Until a person’s why-logic is understood that person’s beliefs, behaviors and feelings will seem illogical.

The grasping of a why-logic and the consequent grokking of a world via that why-logic is insight, in the most precise sense of the word.

It is an unfortunate habit of speech that has us say “insight into” another person. We should say we have “insight out from” a person.

Lost in the concrete, lost in the abstract

Watching an occurrence is one kind of observation. Seeing a pattern is another. However, it is rare to find either observation in anything approaching pure form. When we observe an occurrence, often what we are most witnessing is the repetition of a pattern — and little else. And when we see a pattern, we imagine an event or two that lends sense to what repeats — but more vaguely than we suspect.

To watch an occurrence without the guidance of a pattern is disorienting. We don’t know what to make of it. But, conversely, to hear description of patterns of occurrences of which we lack real-life experience and cannot imagine is also disorienting, and we don’t know what to make of that either.

In the former case we are lost in the concrete and in the latter case we are lost in the abstract.

But something peculiarly meta happens when we get lost in the abstract: Being lost in the abstract it is also being lost in the concrete.
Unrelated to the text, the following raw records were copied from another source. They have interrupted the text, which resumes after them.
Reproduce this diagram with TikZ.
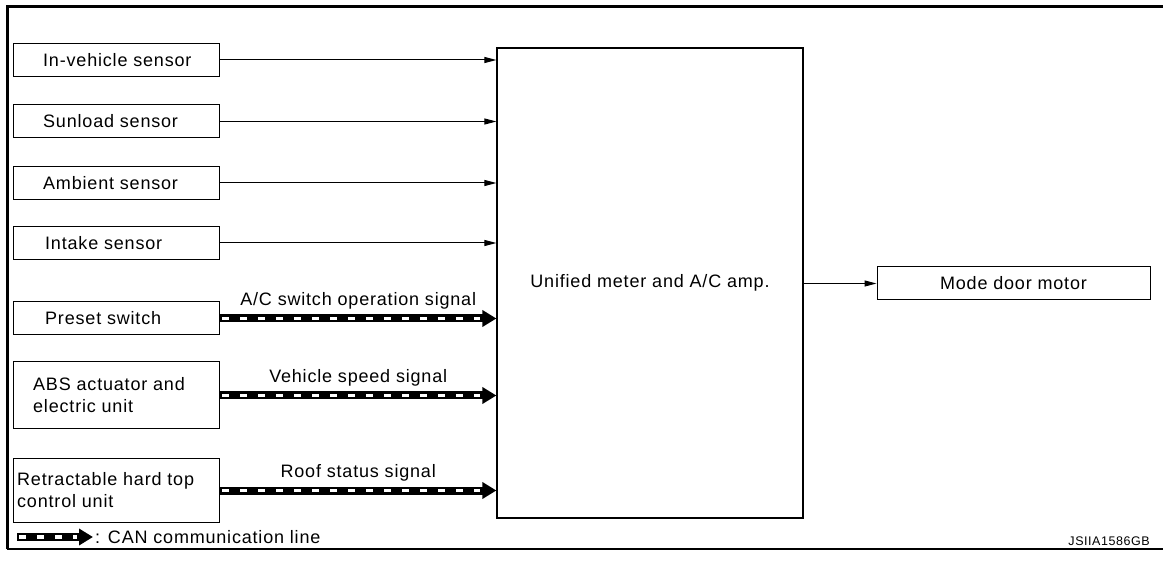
\documentclass[tikz,border=0pt]{standalone}
\usepackage{fontspec}
\setmainfont{Liberation Sans}[LetterSpace=4.5]
\usetikzlibrary{arrows.meta}
\tikzset{
  lbox/.style={draw, line width=1pt, minimum width=206pt, minimum height=33pt, anchor=west, inner sep=0pt},
  ltext/.style={anchor=west, align=left, inner sep=0pt, font=\fontsize{18}{22}\selectfont},
  sigline/.style={line width=1pt, -{Triangle[length=12pt,width=6pt]}},
  canline/.style={line width=8pt, -{Triangle[length=14pt,width=16pt]},
     postaction={draw=white, line width=3.5pt, dash pattern=on 7pt off 11pt, dash phase=-2pt, shorten >=16pt, -}},
  siglabel/.style={midway, above=5pt, inner sep=0pt, font=\fontsize{18}{22}\selectfont}
}
\begin{document}
\begin{tikzpicture}[x=1pt,y=-1pt]
\useasboundingbox (0,0) rectangle (1163,561);
% frame
\draw[line width=3pt] (7,549) -- (7,7) -- (1163,7);
\draw[line width=1.2pt] (7,549) -- (1163,549);

% left boxes
\node[lbox] (inveh) at (13,60) {};
\node[ltext] at (43,60) {In-vehicle sensor};
\node[lbox] (sun) at (13,121.5) {};
\node[ltext] at (43,121.5) {Sunload sensor};
\node[lbox] (amb) at (13,183) {};
\node[ltext] at (43,183) {Ambient sensor};
\node[lbox] (intk) at (13,243) {};
\node[ltext] at (45,243) {Intake sensor};
\node[lbox] (preset) at (13,318.5) {};
\node[ltext] at (45,318.5) {Preset switch};
\node[lbox, minimum height=67pt] (abs) at (13,395.5) {};
\node[ltext] at (33,395.5) {ABS actuator and\\electric unit};
\node[lbox, minimum height=63pt] (roof) at (13,490.5) {};
\node[ltext] at (17,490.5) {Retractable hard top\\control unit};

% main unit
\node[draw, line width=1.2pt, minimum width=306pt, minimum height=470pt, inner sep=0pt,
      font=\fontsize{18}{22}\selectfont] (amp) at (650,283) {Unified meter and A/C amp.};

% mode door motor
\node[draw, line width=1pt, minimum width=273pt, minimum height=33pt, inner sep=0pt,
      font=\fontsize{18}{22}\selectfont] (mode) at (1013.5,283.5) {Mode door motor};

% connectors
\draw[sigline] (inveh.east) -- (amp.west |- inveh.east);
\draw[sigline] (sun.east) -- (amp.west |- sun.east);
\draw[sigline] (amb.east) -- (amp.west |- amb.east);
\draw[sigline] (intk.east) -- (amp.west |- intk.east);
\draw[sigline] (amp.east |- mode.west) -- (mode.west);

\draw[canline] (preset.east) -- (amp.west |- preset.east) node[siglabel] {A/C switch operation signal};
\draw[canline] (abs.east) -- (amp.west |- abs.east) node[siglabel] {Vehicle speed signal};
\draw[canline] (roof.east) -- (amp.west |- roof.east) node[siglabel] {Roof status signal};

% legend
\coordinate (lg1) at (17,537);
\coordinate (lg2) at (93,537);
\draw[canline] (lg1) -- (lg2);
\node[anchor=west, inner sep=0pt, font=\fontsize{18}{22}\selectfont] (lgtext) at (95,537) {: CAN communication line};

\node[anchor=east, inner sep=0pt, font=\fontsize{12.5}{15}\selectfont] (code) at (1150,541) {JSIIA1586GB};
\end{tikzpicture}
\end{document}
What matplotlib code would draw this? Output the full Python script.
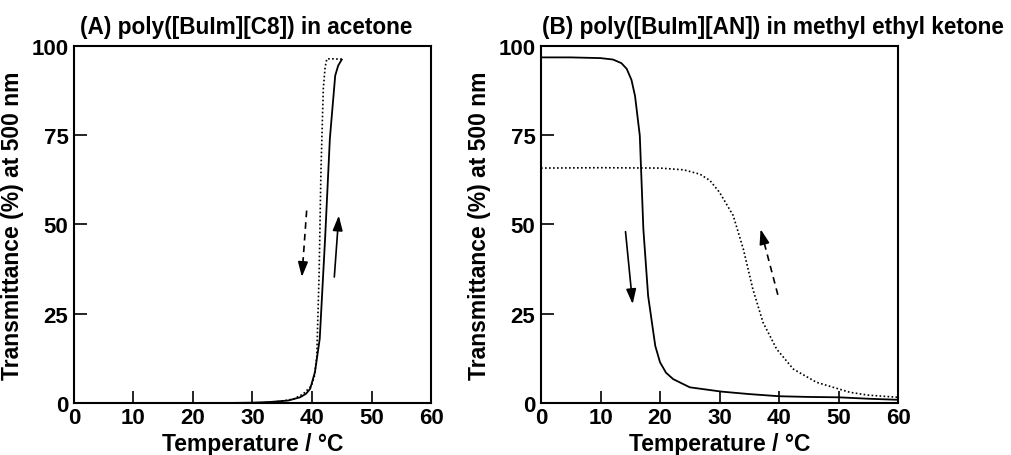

An occurrence of explanation (of some unfamiliar thing) is happening before us in a conversation or on the pages of a book, and we do not know what is going on, and so we do not know what to make of it. (If you are having trouble recollecting a situation where this has happened to you, and it is preventing you from understanding what the hell I am talking about here, right now — well, now you have your example.) In these situations it is possible to master the mode of explanation (as a language game) without gaining familiarity with the reality to which the explanation refers…

  • A historian can get good at discussing battles and generals without ever knowing what it looks like to give an order or to receive a briefing and lead troops into battle or to be led into battle and to engage in combat.
  • A manager can become fluent with the terms used in his organization without actually knowing how how teams collaborate and activities are executed.
  • An armchair politician talks knowingly about Congressional developments without having the slightest insight into how legislation is drafted, debated, negotiated, passed and executed.
  • Statistics demonstrate that women on average make a quarter less than men, but leaves explanations of how this happens to other studies — or to the casual speculations of individuals.

Perhaps the vast share of our knowledge is of this second-degree concrete/abstract variety.